Comme une désertification...
Hier, clic, juste un petit clic comme ça, comme il m’arrive de le faire sur un lien de ma blogoliste, indépendamment des nouvelles que me donne mon agrégateur, un clic sur le lien de mon amie Telle…
Aïe ! le message redouté était là, est là : « la page demandée n’existe plus ou n’est plus disponible ».
Bien sûr je m’y attendais un jour ou l’autre. Lorsqu’elle a arrêté son blog il y a quelques semaines, Telle avait annoncé qu’elle laisserait les archives quelque temps puis qu’elle effacerait tout. Je savais que le blog n’était plus alimenté, qu’il ne le serait plus, qu’il ne s’agissait pas d’une pause. Et je savais que l’effacement général viendrait. C’est fait. Ça ne m’étonne pas de la part de Telle qui n’est pas une personne qui fait les choses à moitié.
Bien sûr je ne passais pas mon temps à aller me promener dans ses archives. N’empêche c’était là, à portée. Une présence. Alors ce massage d’absence irrémédiable, c’est comme un arrachement, comme un petit deuil.
C’est un peu comme pour un livre que l’on a dans sa bibliothèque, que l’on a lu et que sans doute on ne relira jamais, mais dont on répugne à se séparer. Il est là, son titre de temps en temps nous fait de l’œil quand il passe dans le champ de vision de notre regard. On ne l’ouvre pas mais il nous suffit de savoir que, s’il nous prenait l’envie de le faire, ce serait possible, il n’y aurait qu’à tendre la main.
Ce qu’a écrit Telle, les échanges qui ont eu lieu autour de ses mots ne sont pas détruits. Tout ça existe toujours, j’imagine, sur le disque dur de son ordinateur ou sur un cd ou encore dans les archives de l’internet à la BNF (Telle fait partie des personnes qui ont contribué à cette collecte des blogs), mais en tout cas ça n’existe plus pour moi directement, comme à moi spécialement adressé, comme lorsque c’était présent à ma main, accessible d’un simple clic.
Alors, oui, c’est un pas de plus dans la désertification de « notre » blogosphère.
Ils sont nombreux celles, ceux, qui se sont retirés, soit en cessant tout à fait d’écrire en ligne, soit en le faisant de façon si rare que c’est presque tout comme, soit de façon plus radicale, en s’effaçant comme vient de le faire Telle.
D’autres blogueurs sont apparus qui n’écrivent pas moins bien, qui ne sont pas moins intéressants, pas moins riches humainement.

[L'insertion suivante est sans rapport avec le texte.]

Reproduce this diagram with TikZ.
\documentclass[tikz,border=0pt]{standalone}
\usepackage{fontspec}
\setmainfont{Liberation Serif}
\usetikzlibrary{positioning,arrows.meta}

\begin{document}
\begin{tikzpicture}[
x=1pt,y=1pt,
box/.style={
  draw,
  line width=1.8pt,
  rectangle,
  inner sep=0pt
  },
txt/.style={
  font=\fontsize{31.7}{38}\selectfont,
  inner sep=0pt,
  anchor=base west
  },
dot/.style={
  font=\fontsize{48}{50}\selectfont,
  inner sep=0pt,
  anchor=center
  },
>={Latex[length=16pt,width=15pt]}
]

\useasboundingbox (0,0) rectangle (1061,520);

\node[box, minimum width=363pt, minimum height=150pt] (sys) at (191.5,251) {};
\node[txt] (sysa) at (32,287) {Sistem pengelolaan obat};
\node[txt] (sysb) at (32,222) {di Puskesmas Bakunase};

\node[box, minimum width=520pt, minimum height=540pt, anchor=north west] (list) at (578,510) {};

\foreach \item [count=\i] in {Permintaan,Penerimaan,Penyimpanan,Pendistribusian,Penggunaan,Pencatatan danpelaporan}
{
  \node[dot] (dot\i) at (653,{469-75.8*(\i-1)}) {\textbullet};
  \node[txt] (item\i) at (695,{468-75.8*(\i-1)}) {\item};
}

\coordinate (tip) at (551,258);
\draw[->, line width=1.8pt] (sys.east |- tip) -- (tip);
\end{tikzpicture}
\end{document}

Il en est certains que je lis avec grand intérêt, certains que j’ai rencontré avec plaisir, créant de nouvelles amitiés.
Mais ce n’est pas pareil. Il s’était constitué parmi ces « anciens » quelque chose qui n’était certes pas une communauté mais tout de même comme une sorte de cercle rattaché par ce lien fort qui était le sentiment de vivre à travers cette mise en ligne de soi et des rencontres qui en résultaient quelque chose de neuf et d’un peu exceptionnel.
Il y a eu banalisation de tout ça. Rencontrer quelqu’un croisé d’abord dans la blogosphère est devenu courant et n’est plus chargé d’une émotion particulière, ce n’est pas plus rare que de rencontrer quelqu’un chez des amis, à travers son travail ou dans une activité sociale classique.

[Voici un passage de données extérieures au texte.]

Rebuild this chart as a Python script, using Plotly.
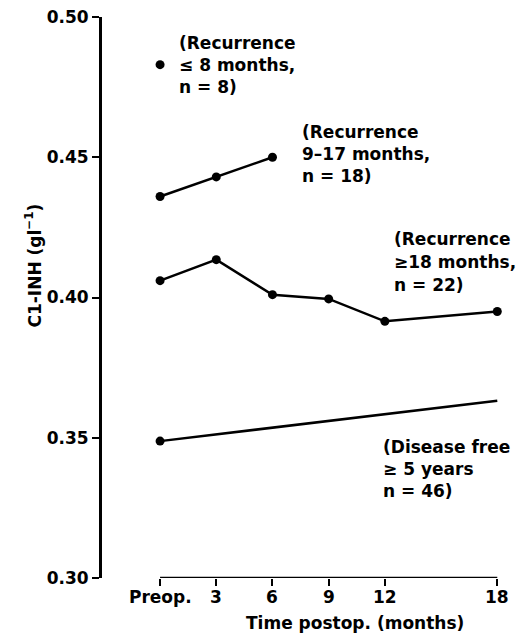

Certes ça reste une rencontre qui, du fait de ce que chacun connaît ou devine de l’autre d’emblée à travers les écrits lus en amont de la mise en présence réelle, permet de passer ou de raccourcir la phase des échanges purement superficiels de la convivialité habituelle.
Mais nous avons pris l’habitude de ce type de rencontre, nous ne ressentons plus cette excitation des premiers temps qui les plaçait d’emblée dans un registre de forte affectivité et impactait durablement la relation ensuite.
Je garde un souvenir extrêmement vif et toujours chargé d’émotion de ces premières fois d’avant, ma toute première rencontre d’une diariste en ligne, mon premier voyage vers une inconnue de la toile, mon premier débarquement au profond des Ardennes pour participer à l’atelier d’écriture de Coumarine, un autre premier voyage si pluvieux, si heureux, sur les hauts plateaux du Massif central vers une lectrice et correspondante des tous premiers temps. Ou encore vers un Toulouse-carnet très personnel qui fut une première qui a compté pour celle que j’y rencontrais ou vers ce fameux « someone carnet » dont l’intensité affective fut extrême et qui reste, je le parierai, pour ceux qui l’ont vécu, comme une sorte de moment parfait de nos blogovies.
Et naturellement je repense aussi, aujourd'hui particulièrement, à ce moment où j’ai aperçu, deviné, reconnu Telle et son charmant bambin aux portes du Parc Montsouris, par un jour venteux et froid et néanmoins printanier de cœur.